Voted


Returning home from vacation, we sat around the airport food court and recounted highlights from those six sunny days. As I relished the golden glow of faces around me, I noticed unique personalities and characteristics: Best hair; Best hat; Most opinion; Best leader. But what would be my characteristic or personality trait?
Just having read John Piper's Desiring God chapter on finding delight in marriage, I was hoping to be noted for being, "Most helpful." I helped with passports, boarding tickets, restroom breaks, towels, sunscreen, phone calls to room service or housekeeping. Piper begins the chapter like this,
The reason there is so much misery in marriage is not that husbands and wives seek their own pleasure, but that they do not seek it in the pleasure of their spouses. The biblical mandate to husbands AND wives is to seek your own joy in the joy of your spouse. (John Piper, Desiring God, p. 175.) 
God designed the first woman to help Adam. He determined that it wasn't good for Adam to be alone and God would fashion a helper fit for Adam (Genesis 2:18). God made mankind to share God's goodness, grace and bounty, not to hoard these gifts. And my role is not to be just like the engineer, but to compliment him and a assist him in sharing and giving God's gifts so that he feels joyful. Only when I do what I was designed to do, will I find my own pleasure and joy.
Recounting Grandma Edna's legacy, it is evident to me what a helper she was to her husband, children, grandchildren, great-grandchildren, friends, church and community. She gave and she complemented. But in all these stories and reflections, I never got the impression that she received rewards on this side of heaven. A helper seldom gets accolades. A helper is so behind the scenes, she rarely gets noticed and hardly ever gets glory. A godly helper is content with this.

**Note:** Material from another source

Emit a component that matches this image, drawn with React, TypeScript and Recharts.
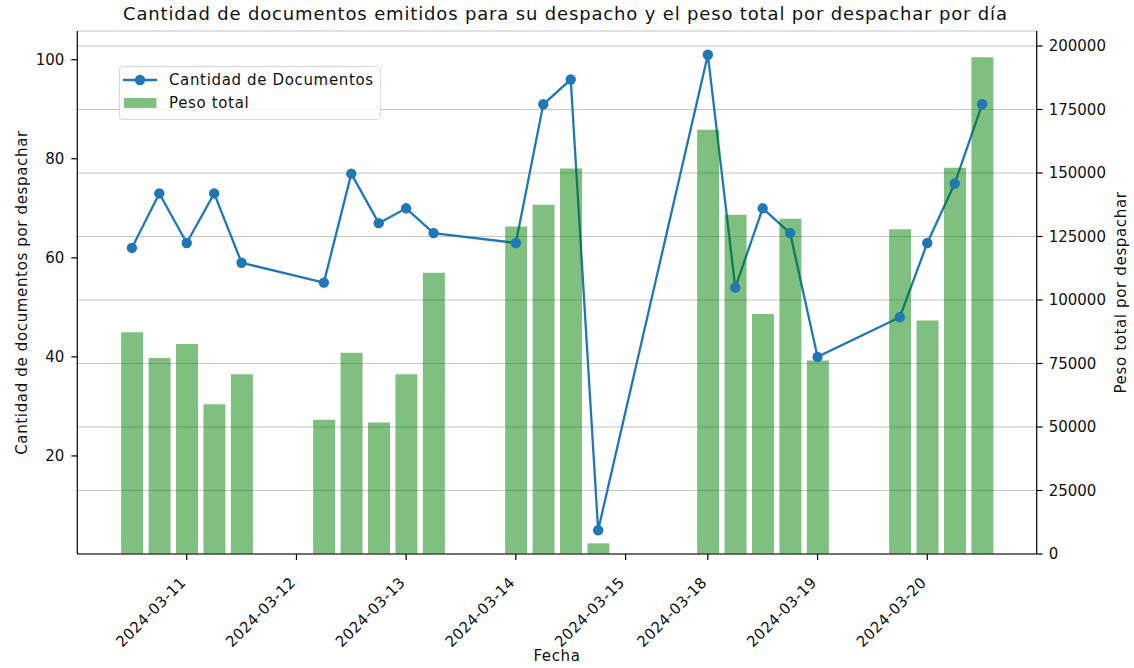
import {
  ComposedChart,
  Line,
  Bar,
  XAxis,
  YAxis,
  CartesianGrid,
  Legend,
} from 'recharts';

// posición de cada registro en el eje (hueco entre días = sin datos)
const slots = [0, 1, 2, 3, 4, 7, 8, 9, 10, 11, 14, 15, 16, 17, 21, 22, 23, 24, 25, 28, 29, 30, 31];
const cantidadDocumentos = [62, 73, 63, 73, 59, 55, 77, 67, 70, 65, 63, 91, 96, 5, 101, 54, 70, 65, 40, 48, 63, 75, 91];
const pesoTotal = [
  87300, 77200, 82700, 59000, 70800, 52900, 79200, 51800, 70800, 110700, 128900, 137500, 151800, 4200,
  167000, 133600, 94500, 132000, 76200, 127900, 91900, 152100, 195600,
];

const fechaTicks = [2, 6, 10, 14, 18, 21, 25, 29];
const fechaLabels = [
  '2024-03-11',
  '2024-03-12',
  '2024-03-13',
  '2024-03-14',
  '2024-03-15',
  '2024-03-18',
  '2024-03-19',
  '2024-03-20',
];
const docTicks = [20, 40, 60, 80, 100];
const pesoTicks = [0, 25000, 50000, 75000, 100000, 125000, 150000, 175000, 200000];

const FONT = '"DejaVu Sans", sans-serif';
const BLUE = '#1f77b4';
const TXT = '#111';
const LS = 0.65; // matplotlib dibuja el texto un poco más ancho

const data = slots.map((s, i) => ({
  slot: s,
  documentos: cantidadDocumentos[i],
  peso: pesoTotal[i],
}));

const DateTick = ({ x, y, payload }: any) => {
  const idx = fechaTicks.indexOf(payload.value);
  return (
    <text
      x={x}
      y={y}
      transform={`rotate(-45 ${x} ${y})`}
      textAnchor="end"
      fontSize={15}
      fontFamily={FONT}
      fill={TXT}
      letterSpacing={0.4}
    >
      {fechaLabels[idx]}
    </text>
  );
};

const LegendBox = () => (
  <svg width={262} height={54} style={{ display: 'block' }}>
    <rect x={0.5} y={0.5} width={261} height={53} rx={3} fill="rgba(255,255,255,0.8)" stroke="#d6d6d6" />
    <line x1={4} y1={14} x2={38} y2={14} stroke={BLUE} strokeWidth={2.3} />
    <circle cx={21} cy={14} r={5.2} fill={BLUE} />
    <text x={50} y={19} fontSize={15} fontFamily={FONT} fill={TXT} letterSpacing={LS}>
      Cantidad de Documentos
    </text>
    <rect x={5} y={32} width={32.5} height={10} fill="#008000" fillOpacity={0.5} />
    <text x={50} y={42} fontSize={15} fontFamily={FONT} fill={TXT} letterSpacing={LS}>
      Peso total
    </text>
  </svg>
);

export default function App() {
  return (
    <div style={{ position: 'absolute', left: 0, top: 0, width: 1134, height: 668, background: '#fff' }}>
      <ComposedChart
        width={1134}
        height={668}
        data={data}
        margin={{ top: 31, right: 0, bottom: 0, left: 0 }}
      >
        <CartesianGrid yAxisId="right" vertical={false} stroke="#c4c4c4" strokeWidth={1.2} />
        <XAxis
          dataKey="slot"
          type="number"
          domain={[-1.99, 32.99]}
          ticks={fechaTicks}
          tick={<DateTick />}
          tickSize={6}
          tickMargin={23.5}
          height={114}
          interval={0}
          axisLine={{ stroke: '#000', strokeWidth: 1.2 }}
          tickLine={{ stroke: '#000', strokeWidth: 1.2 }}
          allowDataOverflow
        />
        <XAxis
          xAxisId="top"
          dataKey="slot"
          type="number"
          orientation="top"
          domain={[-1.99, 32.99]}
          height={0}
          tick={false}
          tickLine={false}
          axisLine={{ stroke: '#000', strokeWidth: 1.2 }}
        />
        <YAxis
          yAxisId="left"
          type="number"
          domain={[0.2, 105.8]}
          ticks={docTicks}
          width={77.3}
          tickSize={6}
          tickMargin={7}
          tick={{ fontSize: 15, fontFamily: FONT, fill: TXT }}
          axisLine={{ stroke: '#000', strokeWidth: 1.2 }}
          tickLine={{ stroke: '#000', strokeWidth: 1.2 }}
          allowDataOverflow
        />
        <YAxis
          yAxisId="right"
          orientation="right"
          type="number"
          domain={[0, 205900]}
          ticks={pesoTicks}
          width={97.3}
          tickSize={6}
          tickMargin={6}
          tick={{ fontSize: 15, fontFamily: FONT, fill: TXT, textAnchor: 'start' }}
          axisLine={{ stroke: '#000', strokeWidth: 1.2 }}
          tickLine={{ stroke: '#000', strokeWidth: 1.2 }}
          allowDataOverflow
        />
        <Legend
          layout="vertical"
          align="center"
          verticalAlign="middle"
          content={<LegendBox />}
          wrapperStyle={{ left: 119, top: 66, width: 262, height: 54 }}
        />
        <Line
          yAxisId="left"
          type="linear"
          dataKey="documentos"
          stroke={BLUE}
          strokeWidth={2.3}
          dot={{ r: 5.2, fill: BLUE, stroke: 'none' }}
          activeDot={false}
          isAnimationActive={false}
          zIndex={300}
        />
        <Bar
          yAxisId="right"
          dataKey="peso"
          fill="#008000"
          fillOpacity={0.5}
          barSize={22}
          isAnimationActive={false}
          zIndex={500}
        />
      </ComposedChart>
      <svg
        width={1134}
        height={668}
        style={{ position: 'absolute', left: 0, top: 0, pointerEvents: 'none' }}
      >
        <text x={123} y={20} fontSize={18} fontFamily={FONT} fill={TXT} letterSpacing={0.84}>
          Cantidad de documentos emitidos para su despacho y el peso total por despachar por día
        </text>
        <text x={557} y={661} textAnchor="middle" fontSize={15} fontFamily={FONT} fill={TXT} letterSpacing={LS}>
          Fecha
        </text>
        <text
          x={27}
          y={292.5}
          transform="rotate(-90 27 292.5)"
          textAnchor="middle"
          fontSize={15}
          fontFamily={FONT}
          fill={TXT}
          letterSpacing={LS}
        >
          Cantidad de documentos por despachar
        </text>
        <text
          x={1126}
          y={292.5}
          transform="rotate(-90 1126 292.5)"
          textAnchor="middle"
          fontSize={15}
          fontFamily={FONT}
          fill={TXT}
          letterSpacing={LS}
        >
          Peso total por despachar
        </text>
      </svg>
    </div>
  );
}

Take John the Baptist. John 10:41 tells us that a crowd was following Jesus back to the place where He was baptized by John. There, possibly reminiscing on the life of John, they recall that John didn't do any miracles, he announced and pointed the masses of people to Jesus, who came to the world to save them. And now three years later, it turns out that everything John said about Jesus was true. John was a helper. He helped people find the way to eternal life: not in following religious rituals and laws, but in Jesus who would do the work required to save them. John helped people find God's goodness and grace. John wasn't celebrated and adorned. In fact, they killed John, but he would receive his reward in heaven.
Oh, to have the heart of a servant helper! To be content with just pointing people to Jesus. To be completely satisfied in assisting those in my sphere of influence and pointing them to Jesus. When I meet Jesus face to face, I hope in (so many words) I do in fact get voted, "A good helper."
Are you called to be a helper? When Eve was presented before Adam, he said, "At last!" This implies that he was so excited that this moment had finally came. He had finally found a helper and the two worked together in harmony. Is someone in your life waiting to for your help so they can say, "At last! I can complete the task God gave me because I have a helper,"? Unfortunately, sometimes our pride or greed for fame and recognition get in the way of helping. Will you choose to be content with the the role of helper?